Из чувств осталось, кажется, одно: гордость. С каки­ми храбрыми и чистыми, верными и спокойными людьми встречу свой смертный час...

Не буду отвлекать читателя подробностями собствен­ной судьбы: по сравнению с товарищами я легко выско­чил из той беды: раны оказались несмертельными; в по­следнем бою вместе с генералом Огурцовым мы были повалены егерями на подсолнечном поле, я попал в Уманскую яму, но мне еще в августе удалось бежать с этапа...

Я писал об этом и в стихах и в прозе, а сейчас считаю главным говорить о героях тех боев...

...О бое в Терновке рассказывает бывший красноарме­ец, ныне колхозник Анатолий Соловьев: «К концу дня нас на батарее осталось шестеро, в том числе комбат старший лейтенант Лейко, раненный в обе ноги. Вечером немцы с танками начали прорываться в Терновку. Нам пришлось отходить к Синюхе. Отход прикрыл старший лейтенант Лейко, который наотрез отказался, чтобы мы несли его на руках. Отошли в противотанковый ров, над самой речкой, где скопились бойцы и командиры из других частей. Вмес­те пошли рвом вдоль села и опять напоролись на немцев. Один из больших командиров — говорили, что это генерал, другие называли его комиссаром — тихо скомандовал всем: «Кругом!» Сказал, что будем прорываться через село, прорываться яростно, но так, чтобы не очень привлекать к себе внимание фашистов,— стрельбы поменьше, больше работать штыками. Это была яростная и тихая атака, в каких мне не приходилось участвовать ни разу за всю вой­ну. Лежали кучи немецких трупов. С нашей стороны так­же были большие потери, но те, кто уцелел, пробились, ушли в степь».

9 августа

Еще трудно признаться друг другу, что бой уже не за выход из окружения, а за то, чтобы подороже отдать свои жизни.

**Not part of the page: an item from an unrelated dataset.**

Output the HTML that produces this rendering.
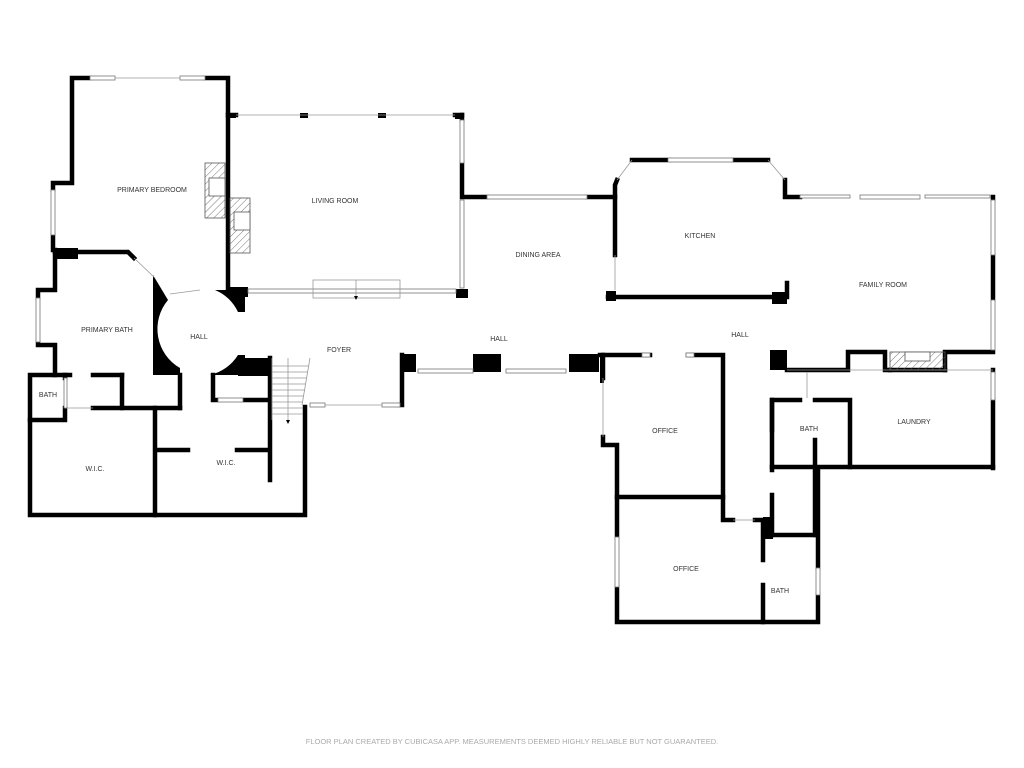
<!DOCTYPE html>
<html><head><meta charset="utf-8"><style>
html,body{margin:0;padding:0;background:#fff;width:1024px;height:768px;overflow:hidden}
svg text{font-family:"Liberation Sans",sans-serif;font-size:7px;fill:#333;text-anchor:middle}
</style></head><body>
<svg width="1024" height="768" viewBox="0 0 1024 768" xmlns="http://www.w3.org/2000/svg">
<defs><pattern id="h" width="5" height="5" patternUnits="userSpaceOnUse" patternTransform="rotate(45)"><line x1="0" y1="0" x2="0" y2="5" stroke="#555" stroke-width="0.8"/></pattern></defs>
<g fill="none" stroke="#000" stroke-width="4.5" stroke-linecap="square">
<polyline points="90,78 72,78 72,183 53,183 53,190"/>
<polyline points="205,78 228,78 228,290"/>
<line x1="53" y1="235" x2="53" y2="250"/>
<polyline points="55,250 55,290 38,290 38,298"/>
<polyline points="38,342 38,345 55,345 55,375"/>
<polyline points="55,252 128,252 134,258"/>
<polyline points="70,375 30,375 30,515 305,515 305,407"/>
<line x1="155" y1="408" x2="155" y2="515"/>
<polyline points="65,375 65,378"/>
<polyline points="30,420 65,420 65,408"/>
<line x1="93" y1="408" x2="180" y2="408"/>
<line x1="180" y1="375" x2="180" y2="408"/>
<line x1="122" y1="375" x2="122" y2="408"/>
<line x1="93" y1="375" x2="122" y2="375"/>
<line x1="158" y1="450" x2="188" y2="450"/>
<line x1="237" y1="450" x2="268" y2="450"/>
<line x1="270" y1="358" x2="270" y2="480"/>
<polyline points="213,375 213,400 218,400"/>
<line x1="243" y1="400" x2="268" y2="400"/>
<line x1="228" y1="115" x2="236" y2="115"/>
<line x1="455" y1="115" x2="462" y2="115"/>
<polyline points="462,115 462,120"/>
<polyline points="462,163 462,197 487,197"/>
<line x1="587" y1="197" x2="615" y2="197"/>
<polyline points="615,255 615,185 617,180"/>
<polyline points="632,160 668,160"/>
<polyline points="733,160 768,160"/>
<polyline points="785,180 785,197 800,197"/>
<polyline points="608,297 787,297 787,283"/>
<line x1="993" y1="197" x2="993" y2="200"/>
<line x1="993" y1="255" x2="993" y2="300"/>
<line x1="993" y1="370" x2="993" y2="372"/>
<line x1="993" y1="400" x2="993" y2="468"/>
<polyline points="787,370 848,370 848,352 885,352 885,370 890,370"/>
<polyline points="945,370 945,352 993,352"/>
<line x1="890" y1="370" x2="945" y2="370"/>
<polyline points="772,430 772,400 800,400"/>
<polyline points="815,400 850,400 850,467"/>
<polyline points="772,467 993,467"/>
<line x1="772" y1="400" x2="772" y2="470"/>
<line x1="815" y1="440" x2="815" y2="535"/>
<line x1="772" y1="495" x2="772" y2="535"/>
<line x1="772" y1="535" x2="815" y2="535"/>
<polyline points="600,355 650,355"/>
<polyline points="688,355 723,355 723,520 733,520"/>
<polyline points="603,355 603,378"/>
<polyline points="603,437 603,445 617,445 617,537"/>
<line x1="617" y1="497" x2="723" y2="497"/>
<polyline points="617,587 617,622 818,622 818,595"/>
<line x1="818" y1="568" x2="818" y2="470"/>
<polyline points="763,585 763,622"/>
<polyline points="763,560 763,520 755,520"/>
<polyline points="402,355 402,405 400,405"/>
</g>
<g fill="#000">
<rect x="228" y="113" width="8" height="5"/><rect x="300" y="113" width="8" height="5"/><rect x="378" y="113" width="8" height="5"/><rect x="455" y="113" width="9" height="6"/>
<rect x="55" y="248" width="23" height="11"/>
<rect x="456" y="289" width="12" height="9"/>
<rect x="228" y="287" width="20" height="10"/>
<rect x="402" y="354" width="14" height="18"/>
<rect x="473" y="354" width="28" height="18"/>
<rect x="569" y="354" width="30" height="18"/>
<rect x="600" y="355" width="4" height="28"/>
<rect x="606" y="291" width="10" height="10"/>
<rect x="772" y="292" width="15" height="12"/>
<rect x="770" y="350" width="17" height="20"/>
<rect x="763" y="517" width="10" height="22"/>
<rect x="238" y="358" width="34" height="18"/>
<path d="M153,275 L153,375 L180,375 L180,368 A45,45 0 0 1 168,300 Z"/>
<path d="M228,290 L245,290 L245,312 L238,312 A45,45 0 0 0 215,290 Z"/>
<path d="M238,355 L245,355 L245,375 L210,375 A45,45 0 0 0 238,355 Z"/>
</g>
<g fill="#fff" stroke="#777" stroke-width="0.8">
<rect x="90" y="76" width="25" height="4"/><rect x="180" y="76" width="25" height="4"/>
<rect x="51" y="190" width="4" height="45"/><rect x="36" y="298" width="4" height="44"/>
<rect x="460" y="120" width="4" height="43"/><rect x="460" y="200" width="4" height="88"/>
<rect x="487" y="195" width="100" height="4"/>
<rect x="668" y="158" width="65" height="4"/>
<rect x="800" y="195" width="50" height="3"/><rect x="860" y="195" width="60" height="4"/><rect x="925" y="195" width="65" height="3"/>
<rect x="991" y="200" width="4" height="55"/><rect x="991" y="300" width="4" height="50"/><rect x="991" y="372" width="4" height="28"/>
<rect x="418" y="369" width="55" height="4"/><rect x="506" y="369" width="60" height="4"/>
<rect x="310" y="403" width="15" height="4"/><rect x="382" y="403" width="18" height="4"/>
<rect x="642" y="353" width="8" height="4"/><rect x="686" y="353" width="8" height="4"/>
<rect x="615" y="537" width="4" height="50"/><rect x="816" y="568" width="4" height="27"/>
<rect x="248" y="289" width="208" height="4"/>
<rect x="218" y="398" width="25" height="4"/>
<rect x="64" y="378" width="3" height="30"/>
</g>
<g fill="url(#h)" stroke="#555" stroke-width="0.8">
<rect x="205" y="163" width="20" height="55"/>
<rect x="230" y="198" width="20" height="55"/>
<rect x="890" y="352" width="55" height="18"/>
</g>
<g fill="#fff" stroke="#555" stroke-width="0.8">
<rect x="209" y="178" width="16" height="18"/>
<rect x="234" y="212" width="16" height="18"/>
<rect x="905" y="352" width="25" height="9"/>
</g>
<g fill="none" stroke="#999" stroke-width="0.8">
<line x1="236" y1="115" x2="455" y2="115"/>
<line x1="115" y1="78" x2="180" y2="78"/>
<line x1="325" y1="405" x2="382" y2="405"/>
<line x1="617" y1="180" x2="632" y2="160"/><line x1="768" y1="160" x2="785" y2="180"/>
<line x1="134" y1="258" x2="155" y2="278"/>
<line x1="170" y1="294" x2="200" y2="290"/>
<rect x="313" y="280" width="87" height="18"/>
<line x1="356" y1="280" x2="356" y2="298"/>
<line x1="615" y1="255" x2="615" y2="290"/>
<line x1="603" y1="378" x2="603" y2="437"/>
<line x1="733" y1="520" x2="755" y2="520"/>
<line x1="807" y1="372" x2="807" y2="398"/>
<line x1="787" y1="370" x2="993" y2="370"/>
<line x1="65" y1="408" x2="93" y2="408"/>
<line x1="272" y1="358" x2="272" y2="420"/>
<line x1="310" y1="358" x2="302" y2="405"/>
<line x1="272" y1="366" x2="309" y2="366"/><line x1="272" y1="372" x2="308" y2="372"/>
<line x1="272" y1="378" x2="307" y2="378"/><line x1="272" y1="384" x2="306" y2="384"/>
<line x1="272" y1="390" x2="305" y2="390"/><line x1="272" y1="396" x2="304" y2="396"/>
<line x1="272" y1="402" x2="303" y2="402"/><line x1="272" y1="408" x2="303" y2="408"/>
<line x1="272" y1="414" x2="303" y2="414"/>
<line x1="288" y1="358" x2="288" y2="420"/>
</g>
<polygon points="354,296 358,296 356,300" fill="#000"/>
<polygon points="286,420 290,420 288,424" fill="#000"/>
<g>
<text x="152" y="192">PRIMARY BEDROOM</text>
<text x="335" y="203">LIVING ROOM</text>
<text x="538" y="257">DINING AREA</text>
<text x="700" y="238">KITCHEN</text>
<text x="883" y="287">FAMILY ROOM</text>
<text x="107" y="332">PRIMARY BATH</text>
<text x="199" y="339">HALL</text>
<text x="339" y="352">FOYER</text>
<text x="499" y="341">HALL</text>
<text x="740" y="337">HALL</text>
<text x="48" y="397">BATH</text>
<text x="665" y="433">OFFICE</text>
<text x="809" y="431">BATH</text>
<text x="914" y="424">LAUNDRY</text>
<text x="95" y="471">W.I.C.</text>
<text x="226" y="465">W.I.C.</text>
<text x="686" y="571">OFFICE</text>
<text x="780" y="593">BATH</text>
<text x="512" y="744" style="fill:#aaa;font-size:7.5px">FLOOR PLAN CREATED BY CUBICASA APP. MEASUREMENTS DEEMED HIGHLY RELIABLE BUT NOT GUARANTEED.</text>
</g>
</svg>
</body></html>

Ничего не должно достаться врагу: уничтожаются ос­тавшиеся без снарядов орудия, автомашины с сухими ба­ками и рваными скатами, всякая техника, до штабных пи­шущих машинок включительно.

Трудно сказать, сколько дней люди не спали и не ели. Но что с 5 августа — это точно.

Бензина — ни капли. Для того чтобы сжечь грузовик, его надо обложить со всех сторон соломой. Кажется, что горит просто стог.

Офицер в отставке Владимир Кошурников (он прожи­вает в Днепропетровской области) первое ранение полу­чил 22 июня в 6 часов утра в Перемышле и окончил войну 1 мая 1945 года в Праге. С ним можно согласиться, ког­да он утверждает: «Бои сорок первого года по своей ожес­точенности и тяжести несравнимы с последующими, в ко­торых мне пришлось участвовать».

Цитирую письмо ветерана. Нарисованная им картина сродни народному эпосу:

«Девятого августа пошли в атаку по свекловичному полю в сторону реки Синюхи. На рубеже атаки застали только двух бойцов-казахов с пулеметом «максим». Их мужество, верность долгу всю войну служили мне этало­ном солдатской обязанности: остались без командиров, среди погибших товарищей, но еще три дня (то есть с той ночи, когда рухнула надежда на выход автоколонной.— Е. Д.) оставались на посту, не давая фашистам пройти.

Ураганный огонь противника.

Атакующие дрогнули, попятились.

Вот тут и выросла впереди фигура, затянутая в коман­дирские ремни, в пограничной фуражке. У него в руке блестела сабля.